__Instructions to follow__. Return the listing below exactly, with the pictures dropped.

__Information shown__.
----------

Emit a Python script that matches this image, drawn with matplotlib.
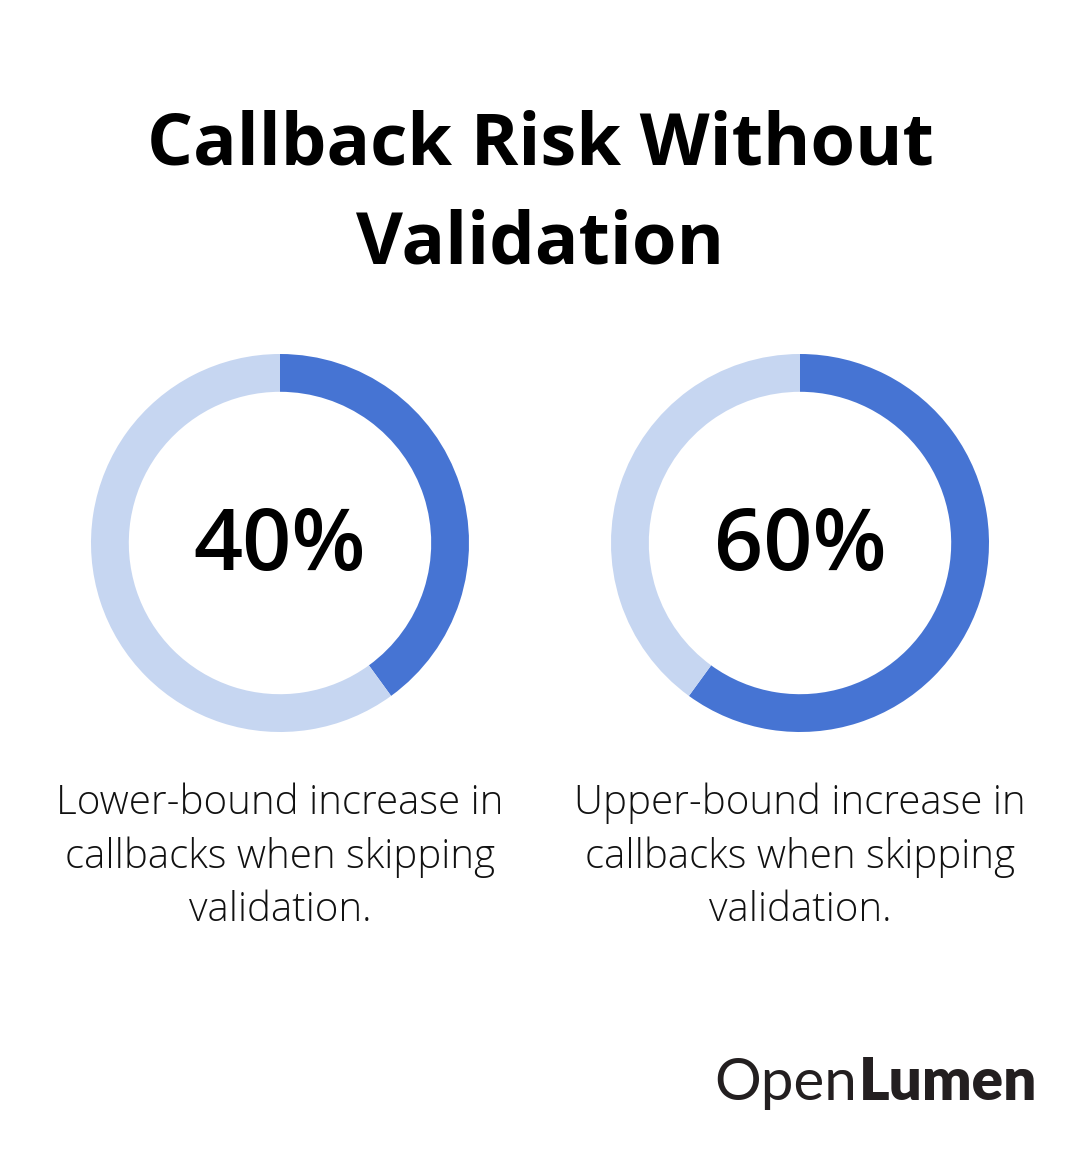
import matplotlib
matplotlib.use("Agg")
import matplotlib.pyplot as plt

# --- Data ---
TITLE = ["Callback Risk Without", "Validation"]
VALUES = [40, 60]
LABELS = ["40%", "60%"]
CAPTIONS = [
    "Lower-bound increase in\ncallbacks when skipping\nvalidation.",
    "Upper-bound increase in\ncallbacks when skipping\nvalidation.",
]

# --- Style ---
DARK = "#4674D3"
LIGHT = "#C6D6F1"
W, H = 1080, 1164
plt.rcParams["font.family"] = ["Open Sans", "DejaVu Sans"]

fig = plt.figure(figsize=(W / 100, H / 100), dpi=100)
fig.patch.set_facecolor("white")


def fx(px):
    return px / W


def fy(py):
    return 1 - py / H


# title
fig.text(0.5, fy(165), TITLE[0], ha="center", va="baseline", fontsize=52, fontweight="bold")
fig.text(0.5, fy(264), TITLE[1], ha="center", va="baseline", fontsize=52, fontweight="bold")

# donuts
centers = [280, 800]
R = 189
for cx, val, lab, cap in zip(centers, VALUES, LABELS, CAPTIONS):
    ax = fig.add_axes([fx(cx - R), fy(543 + R), 2 * R / W, 2 * R / H])
    ax.pie([val, 100 - val], colors=[DARK, LIGHT], startangle=90, counterclock=False,
           radius=1, wedgeprops=dict(width=0.2, edgecolor="none"))
    ax.set_aspect("equal")
    ax.set_xlim(-1, 1)
    ax.set_ylim(-1, 1)
    ax.axis("off")
    fig.text(fx(cx), fy(570), lab, ha="center", va="baseline", fontsize=62, fontweight="semibold")
    fig.text(fx(cx), fy(921), cap, ha="center", va="baseline", fontsize=29,
             fontweight="light", linespacing=1.39, color="#111111")

# logo
fig.text(fx(857), fy(1100), "Open", ha="right", va="baseline", fontsize=42,
         fontweight="normal", color="#231F20", family="Lato")
fig.text(fx(859), fy(1100), "Lumen", ha="left", va="baseline", fontsize=42,
         fontweight="heavy", color="#231F20", family="Lato")

fig.savefig("out.png", dpi=100, facecolor="white")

----------

__The completed task__.
Emit a Python script that matches this image, drawn with matplotlib.
import matplotlib
matplotlib.use("Agg")
import matplotlib.pyplot as plt

# --- Data ---
TITLE = ["Callback Risk Without", "Validation"]
VALUES = [40, 60]
LABELS = ["40%", "60%"]
CAPTIONS = [
    "Lower-bound increase in\ncallbacks when skipping\nvalidation.",
    "Upper-bound increase in\ncallbacks when skipping\nvalidation.",
]

# --- Style ---
DARK = "#4674D3"
LIGHT = "#C6D6F1"
W, H = 1080, 1164
plt.rcParams["font.family"] = ["Open Sans", "DejaVu Sans"]

fig = plt.figure(figsize=(W / 100, H / 100), dpi=100)
fig.patch.set_facecolor("white")


def fx(px):
    return px / W


def fy(py):
    return 1 - py / H


# title
fig.text(0.5, fy(165), TITLE[0], ha="center", va="baseline", fontsize=52, fontweight="bold")
fig.text(0.5, fy(264), TITLE[1], ha="center", va="baseline", fontsize=52, fontweight="bold")

# donuts
centers = [280, 800]
R = 189
for cx, val, lab, cap in zip(centers, VALUES, LABELS, CAPTIONS):
    ax = fig.add_axes([fx(cx - R), fy(543 + R), 2 * R / W, 2 * R / H])
    ax.pie([val, 100 - val], colors=[DARK, LIGHT], startangle=90, counterclock=False,
           radius=1, wedgeprops=dict(width=0.2, edgecolor="none"))
    ax.set_aspect("equal")
    ax.set_xlim(-1, 1)
    ax.set_ylim(-1, 1)
    ax.axis("off")
    fig.text(fx(cx), fy(570), lab, ha="center", va="baseline", fontsize=62, fontweight="semibold")
    fig.text(fx(cx), fy(921), cap, ha="center", va="baseline", fontsize=29,
             fontweight="light", linespacing=1.39, color="#111111")

# logo
fig.text(fx(857), fy(1100), "Open", ha="right", va="baseline", fontsize=42,
         fontweight="normal", color="#231F20", family="Lato")
fig.text(fx(859), fy(1100), "Lumen", ha="left", va="baseline", fontsize=42,
         fontweight="heavy", color="#231F20", family="Lato")

fig.savefig("out.png", dpi=100, facecolor="white")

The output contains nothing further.